▶ **Aim**: Scan the records for the string "that"; copy each line where it occurs.

▶ **The data**:
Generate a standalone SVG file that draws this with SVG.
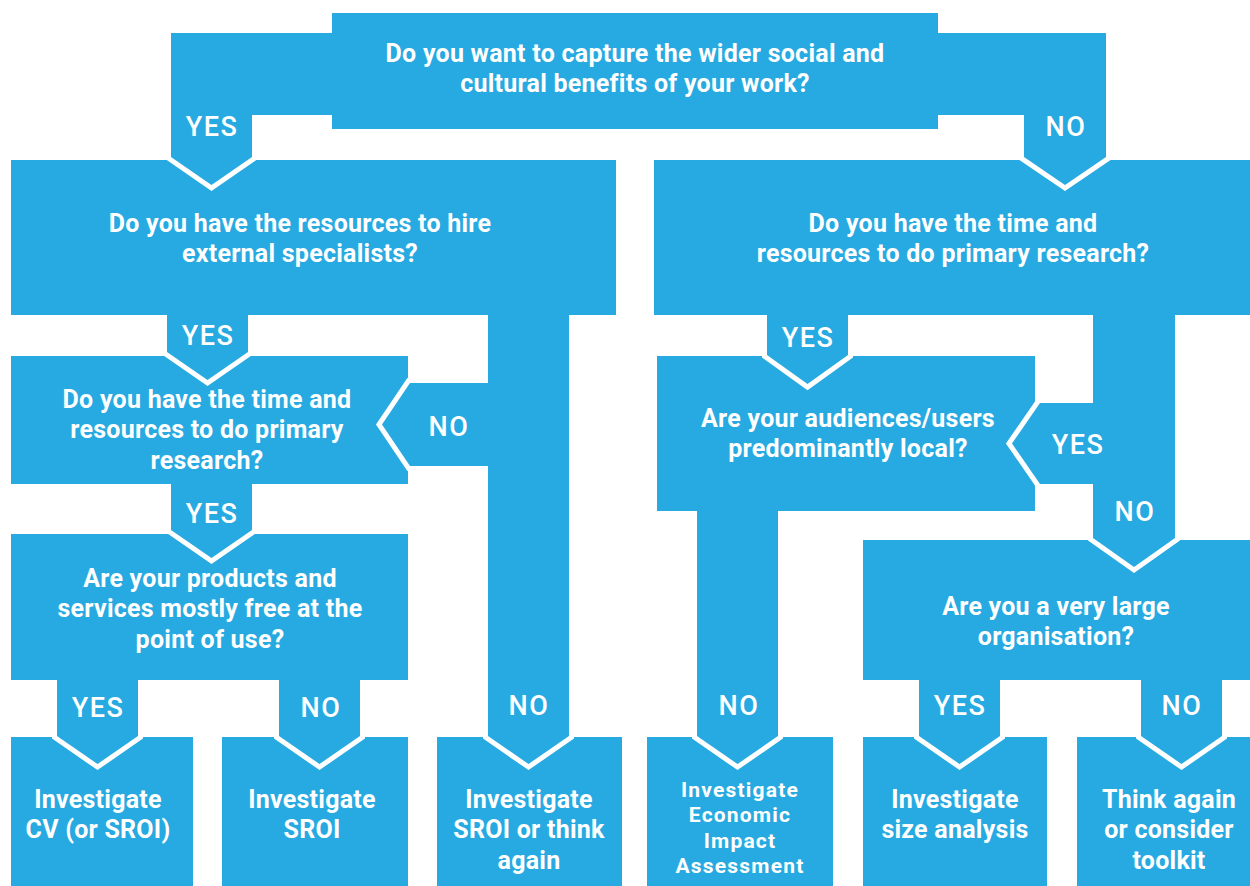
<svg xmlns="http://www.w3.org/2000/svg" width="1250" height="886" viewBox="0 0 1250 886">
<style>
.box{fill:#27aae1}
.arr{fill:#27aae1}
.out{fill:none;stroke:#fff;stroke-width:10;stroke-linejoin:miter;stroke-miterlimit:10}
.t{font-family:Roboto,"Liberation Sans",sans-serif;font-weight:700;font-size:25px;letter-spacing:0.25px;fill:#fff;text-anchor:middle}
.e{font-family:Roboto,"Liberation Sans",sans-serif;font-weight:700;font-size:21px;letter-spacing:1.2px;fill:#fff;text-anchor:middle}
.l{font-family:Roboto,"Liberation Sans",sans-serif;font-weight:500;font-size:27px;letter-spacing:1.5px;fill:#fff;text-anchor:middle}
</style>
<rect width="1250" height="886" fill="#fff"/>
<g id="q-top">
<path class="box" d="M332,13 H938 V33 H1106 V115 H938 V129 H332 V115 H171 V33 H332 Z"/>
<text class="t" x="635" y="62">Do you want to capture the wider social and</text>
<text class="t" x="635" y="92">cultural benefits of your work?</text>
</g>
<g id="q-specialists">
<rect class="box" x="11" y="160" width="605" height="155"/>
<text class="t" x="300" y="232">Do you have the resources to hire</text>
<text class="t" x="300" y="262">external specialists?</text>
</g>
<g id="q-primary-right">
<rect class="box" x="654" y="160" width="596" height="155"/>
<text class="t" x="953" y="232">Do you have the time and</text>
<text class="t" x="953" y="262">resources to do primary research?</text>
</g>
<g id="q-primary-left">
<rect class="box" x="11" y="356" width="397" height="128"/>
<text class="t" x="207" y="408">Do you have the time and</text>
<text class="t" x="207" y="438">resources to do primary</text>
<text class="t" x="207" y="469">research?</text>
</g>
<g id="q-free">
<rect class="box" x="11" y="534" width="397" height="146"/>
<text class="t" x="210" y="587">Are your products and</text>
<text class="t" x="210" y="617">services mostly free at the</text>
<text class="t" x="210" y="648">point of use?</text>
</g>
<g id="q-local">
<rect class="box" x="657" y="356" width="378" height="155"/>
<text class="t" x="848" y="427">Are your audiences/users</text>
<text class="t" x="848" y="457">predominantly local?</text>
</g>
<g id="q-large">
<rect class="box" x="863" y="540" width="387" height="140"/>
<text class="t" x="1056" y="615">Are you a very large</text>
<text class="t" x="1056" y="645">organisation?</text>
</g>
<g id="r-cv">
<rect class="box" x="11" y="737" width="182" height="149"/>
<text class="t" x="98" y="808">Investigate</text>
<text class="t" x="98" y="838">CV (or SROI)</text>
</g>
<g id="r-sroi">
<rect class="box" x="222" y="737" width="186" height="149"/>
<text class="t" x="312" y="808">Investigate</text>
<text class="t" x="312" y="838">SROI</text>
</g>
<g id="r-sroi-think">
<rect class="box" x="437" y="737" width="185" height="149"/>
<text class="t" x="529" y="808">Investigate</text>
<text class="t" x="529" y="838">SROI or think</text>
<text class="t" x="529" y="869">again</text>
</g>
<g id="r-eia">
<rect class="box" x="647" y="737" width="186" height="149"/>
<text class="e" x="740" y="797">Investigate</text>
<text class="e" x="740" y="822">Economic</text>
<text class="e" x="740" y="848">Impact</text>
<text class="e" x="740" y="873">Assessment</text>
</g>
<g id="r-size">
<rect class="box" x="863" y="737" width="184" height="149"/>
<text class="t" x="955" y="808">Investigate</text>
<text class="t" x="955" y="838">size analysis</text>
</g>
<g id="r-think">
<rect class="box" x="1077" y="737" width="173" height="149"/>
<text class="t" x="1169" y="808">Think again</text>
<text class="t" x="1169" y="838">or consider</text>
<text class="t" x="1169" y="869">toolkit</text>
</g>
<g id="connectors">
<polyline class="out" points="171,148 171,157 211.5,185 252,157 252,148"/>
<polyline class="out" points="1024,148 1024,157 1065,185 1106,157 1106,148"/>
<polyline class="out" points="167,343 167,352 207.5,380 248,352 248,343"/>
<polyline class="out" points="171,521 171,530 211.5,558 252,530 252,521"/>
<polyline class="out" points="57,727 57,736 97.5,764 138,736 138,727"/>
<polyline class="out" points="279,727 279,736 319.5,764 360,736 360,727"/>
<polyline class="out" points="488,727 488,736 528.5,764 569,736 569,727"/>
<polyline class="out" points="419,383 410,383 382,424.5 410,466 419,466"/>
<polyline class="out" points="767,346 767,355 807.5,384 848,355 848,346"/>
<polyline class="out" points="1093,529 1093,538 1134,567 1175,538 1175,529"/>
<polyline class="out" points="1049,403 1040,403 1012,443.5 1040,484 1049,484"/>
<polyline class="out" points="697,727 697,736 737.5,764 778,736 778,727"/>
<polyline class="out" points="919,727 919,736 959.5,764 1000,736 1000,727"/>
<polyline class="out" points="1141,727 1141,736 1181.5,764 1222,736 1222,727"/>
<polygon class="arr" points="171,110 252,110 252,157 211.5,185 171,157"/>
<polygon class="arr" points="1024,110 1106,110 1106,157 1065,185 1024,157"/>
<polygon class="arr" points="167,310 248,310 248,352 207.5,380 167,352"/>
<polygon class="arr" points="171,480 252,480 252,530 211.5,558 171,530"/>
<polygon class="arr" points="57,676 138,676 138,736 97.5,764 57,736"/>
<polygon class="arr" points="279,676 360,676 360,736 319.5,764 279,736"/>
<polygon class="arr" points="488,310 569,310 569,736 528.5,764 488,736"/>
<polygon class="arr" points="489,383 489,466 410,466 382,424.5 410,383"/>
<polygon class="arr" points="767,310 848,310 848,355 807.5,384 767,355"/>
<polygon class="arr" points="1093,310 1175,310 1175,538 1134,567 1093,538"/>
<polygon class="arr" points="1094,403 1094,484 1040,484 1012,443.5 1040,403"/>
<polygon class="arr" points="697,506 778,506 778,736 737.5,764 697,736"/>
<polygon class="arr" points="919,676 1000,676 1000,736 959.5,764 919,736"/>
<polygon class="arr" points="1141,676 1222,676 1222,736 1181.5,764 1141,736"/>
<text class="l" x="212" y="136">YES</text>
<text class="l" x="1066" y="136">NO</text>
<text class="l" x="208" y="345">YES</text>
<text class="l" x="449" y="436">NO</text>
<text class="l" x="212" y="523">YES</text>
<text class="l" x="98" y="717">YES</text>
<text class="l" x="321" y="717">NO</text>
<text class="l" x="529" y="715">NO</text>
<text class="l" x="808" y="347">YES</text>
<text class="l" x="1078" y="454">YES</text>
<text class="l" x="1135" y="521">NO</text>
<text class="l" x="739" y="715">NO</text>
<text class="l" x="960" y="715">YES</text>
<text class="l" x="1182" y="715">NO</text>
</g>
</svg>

---

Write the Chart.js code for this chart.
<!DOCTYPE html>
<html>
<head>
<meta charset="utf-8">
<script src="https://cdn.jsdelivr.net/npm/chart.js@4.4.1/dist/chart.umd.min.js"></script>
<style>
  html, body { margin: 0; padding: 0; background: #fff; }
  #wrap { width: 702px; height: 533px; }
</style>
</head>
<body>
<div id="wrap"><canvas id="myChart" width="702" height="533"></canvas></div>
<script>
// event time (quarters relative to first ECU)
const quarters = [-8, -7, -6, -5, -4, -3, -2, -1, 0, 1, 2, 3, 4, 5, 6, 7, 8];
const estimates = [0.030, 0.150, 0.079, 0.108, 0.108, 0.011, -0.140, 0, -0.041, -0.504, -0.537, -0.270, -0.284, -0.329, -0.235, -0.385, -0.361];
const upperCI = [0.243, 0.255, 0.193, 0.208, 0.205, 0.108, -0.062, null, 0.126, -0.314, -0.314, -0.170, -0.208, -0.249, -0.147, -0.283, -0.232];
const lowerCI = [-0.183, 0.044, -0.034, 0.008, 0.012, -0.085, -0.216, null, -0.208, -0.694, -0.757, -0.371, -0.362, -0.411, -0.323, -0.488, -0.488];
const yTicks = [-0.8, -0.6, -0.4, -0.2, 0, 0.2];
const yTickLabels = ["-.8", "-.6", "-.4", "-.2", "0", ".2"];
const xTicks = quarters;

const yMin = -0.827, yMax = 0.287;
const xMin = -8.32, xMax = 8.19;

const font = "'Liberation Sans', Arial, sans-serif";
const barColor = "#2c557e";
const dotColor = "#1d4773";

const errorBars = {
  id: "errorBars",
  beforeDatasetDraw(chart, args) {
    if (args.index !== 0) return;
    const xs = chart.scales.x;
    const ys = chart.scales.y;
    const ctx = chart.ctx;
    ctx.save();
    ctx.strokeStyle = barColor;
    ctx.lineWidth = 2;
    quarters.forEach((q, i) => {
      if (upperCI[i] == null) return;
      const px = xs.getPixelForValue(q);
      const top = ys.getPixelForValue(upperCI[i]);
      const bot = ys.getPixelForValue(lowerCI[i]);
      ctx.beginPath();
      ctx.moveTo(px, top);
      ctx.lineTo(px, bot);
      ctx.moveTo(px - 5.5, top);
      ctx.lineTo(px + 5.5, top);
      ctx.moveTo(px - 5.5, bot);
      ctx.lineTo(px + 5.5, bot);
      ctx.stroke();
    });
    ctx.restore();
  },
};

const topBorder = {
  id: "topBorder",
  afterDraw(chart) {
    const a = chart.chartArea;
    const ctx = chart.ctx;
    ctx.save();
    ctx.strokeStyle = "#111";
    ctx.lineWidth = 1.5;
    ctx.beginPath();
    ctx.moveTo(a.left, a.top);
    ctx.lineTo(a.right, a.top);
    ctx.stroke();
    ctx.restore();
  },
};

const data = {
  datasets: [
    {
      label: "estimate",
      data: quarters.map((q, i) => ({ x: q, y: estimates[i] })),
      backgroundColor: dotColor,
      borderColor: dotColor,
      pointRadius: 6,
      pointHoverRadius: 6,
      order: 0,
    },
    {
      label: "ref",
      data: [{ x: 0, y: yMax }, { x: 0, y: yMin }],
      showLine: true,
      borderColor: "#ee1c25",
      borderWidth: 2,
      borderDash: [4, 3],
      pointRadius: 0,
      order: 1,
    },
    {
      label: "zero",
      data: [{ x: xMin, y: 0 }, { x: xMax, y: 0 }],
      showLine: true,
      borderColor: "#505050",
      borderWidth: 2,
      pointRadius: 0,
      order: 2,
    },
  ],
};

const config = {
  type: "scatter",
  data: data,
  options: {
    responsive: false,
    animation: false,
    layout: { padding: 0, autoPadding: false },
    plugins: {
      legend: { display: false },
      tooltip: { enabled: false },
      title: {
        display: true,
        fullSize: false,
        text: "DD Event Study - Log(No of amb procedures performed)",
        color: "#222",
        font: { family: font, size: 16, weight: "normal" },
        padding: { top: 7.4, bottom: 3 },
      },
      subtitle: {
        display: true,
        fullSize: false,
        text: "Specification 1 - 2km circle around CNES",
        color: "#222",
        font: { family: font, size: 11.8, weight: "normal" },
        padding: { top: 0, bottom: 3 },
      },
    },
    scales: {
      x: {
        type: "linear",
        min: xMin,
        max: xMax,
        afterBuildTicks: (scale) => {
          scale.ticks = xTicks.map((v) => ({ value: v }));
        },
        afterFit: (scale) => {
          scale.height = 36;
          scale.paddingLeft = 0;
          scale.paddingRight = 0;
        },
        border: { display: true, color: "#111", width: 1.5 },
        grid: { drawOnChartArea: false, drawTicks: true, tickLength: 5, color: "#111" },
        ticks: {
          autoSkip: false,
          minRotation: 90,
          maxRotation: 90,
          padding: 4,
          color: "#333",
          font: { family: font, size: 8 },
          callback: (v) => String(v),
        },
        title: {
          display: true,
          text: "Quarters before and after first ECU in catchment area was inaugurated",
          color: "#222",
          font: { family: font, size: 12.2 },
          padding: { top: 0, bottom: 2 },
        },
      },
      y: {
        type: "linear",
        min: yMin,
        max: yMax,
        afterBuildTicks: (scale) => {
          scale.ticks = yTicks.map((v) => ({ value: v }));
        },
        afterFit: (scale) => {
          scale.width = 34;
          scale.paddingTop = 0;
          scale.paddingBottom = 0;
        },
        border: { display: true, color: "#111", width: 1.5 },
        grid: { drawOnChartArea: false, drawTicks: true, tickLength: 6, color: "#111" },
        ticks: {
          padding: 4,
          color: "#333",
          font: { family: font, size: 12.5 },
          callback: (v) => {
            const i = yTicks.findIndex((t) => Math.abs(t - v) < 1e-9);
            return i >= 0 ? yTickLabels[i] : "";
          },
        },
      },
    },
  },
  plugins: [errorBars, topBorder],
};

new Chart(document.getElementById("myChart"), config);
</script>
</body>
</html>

* * *

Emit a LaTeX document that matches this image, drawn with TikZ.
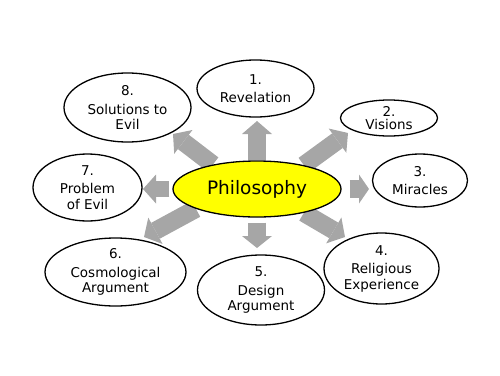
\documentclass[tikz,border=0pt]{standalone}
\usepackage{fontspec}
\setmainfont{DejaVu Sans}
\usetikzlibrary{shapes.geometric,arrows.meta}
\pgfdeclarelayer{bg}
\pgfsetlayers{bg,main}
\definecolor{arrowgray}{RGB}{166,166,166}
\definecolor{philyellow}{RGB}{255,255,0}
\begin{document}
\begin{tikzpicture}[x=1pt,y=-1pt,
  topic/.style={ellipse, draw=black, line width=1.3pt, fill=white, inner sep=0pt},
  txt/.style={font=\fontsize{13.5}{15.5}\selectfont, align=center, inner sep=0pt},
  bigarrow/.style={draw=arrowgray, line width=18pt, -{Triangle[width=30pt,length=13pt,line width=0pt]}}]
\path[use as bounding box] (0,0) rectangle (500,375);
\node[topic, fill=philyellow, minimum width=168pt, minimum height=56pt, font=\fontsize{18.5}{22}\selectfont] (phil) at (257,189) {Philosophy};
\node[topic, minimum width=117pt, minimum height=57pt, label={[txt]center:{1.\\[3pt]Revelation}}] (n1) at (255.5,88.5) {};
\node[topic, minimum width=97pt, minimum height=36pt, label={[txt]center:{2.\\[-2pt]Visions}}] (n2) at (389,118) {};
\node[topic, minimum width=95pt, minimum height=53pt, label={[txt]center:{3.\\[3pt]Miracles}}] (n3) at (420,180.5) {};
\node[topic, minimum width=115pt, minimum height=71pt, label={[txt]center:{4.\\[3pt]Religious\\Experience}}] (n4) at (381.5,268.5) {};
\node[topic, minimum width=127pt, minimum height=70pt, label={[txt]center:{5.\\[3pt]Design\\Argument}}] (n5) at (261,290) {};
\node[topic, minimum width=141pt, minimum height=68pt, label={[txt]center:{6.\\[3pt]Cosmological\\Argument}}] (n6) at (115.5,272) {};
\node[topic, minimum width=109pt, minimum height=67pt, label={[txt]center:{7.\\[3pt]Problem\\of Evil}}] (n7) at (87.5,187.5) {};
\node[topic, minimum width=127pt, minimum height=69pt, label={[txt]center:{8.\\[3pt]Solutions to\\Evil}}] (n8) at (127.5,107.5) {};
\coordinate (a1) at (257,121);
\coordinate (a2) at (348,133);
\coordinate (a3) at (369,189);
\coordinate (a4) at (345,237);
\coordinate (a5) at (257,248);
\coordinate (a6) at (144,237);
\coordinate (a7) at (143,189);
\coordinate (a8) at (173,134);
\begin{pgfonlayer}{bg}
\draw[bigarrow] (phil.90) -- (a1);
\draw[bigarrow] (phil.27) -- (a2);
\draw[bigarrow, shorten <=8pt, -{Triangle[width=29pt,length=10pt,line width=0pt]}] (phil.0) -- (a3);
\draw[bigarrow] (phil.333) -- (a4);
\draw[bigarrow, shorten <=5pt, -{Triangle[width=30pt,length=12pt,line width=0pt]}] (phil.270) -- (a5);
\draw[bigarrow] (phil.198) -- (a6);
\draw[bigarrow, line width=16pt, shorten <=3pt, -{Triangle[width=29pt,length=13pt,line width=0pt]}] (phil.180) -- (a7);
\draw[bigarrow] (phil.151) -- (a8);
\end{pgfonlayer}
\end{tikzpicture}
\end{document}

▶ **Final result**:
Generate a standalone SVG file that draws this with SVG.
Emit a LaTeX document that matches this image, drawn with TikZ.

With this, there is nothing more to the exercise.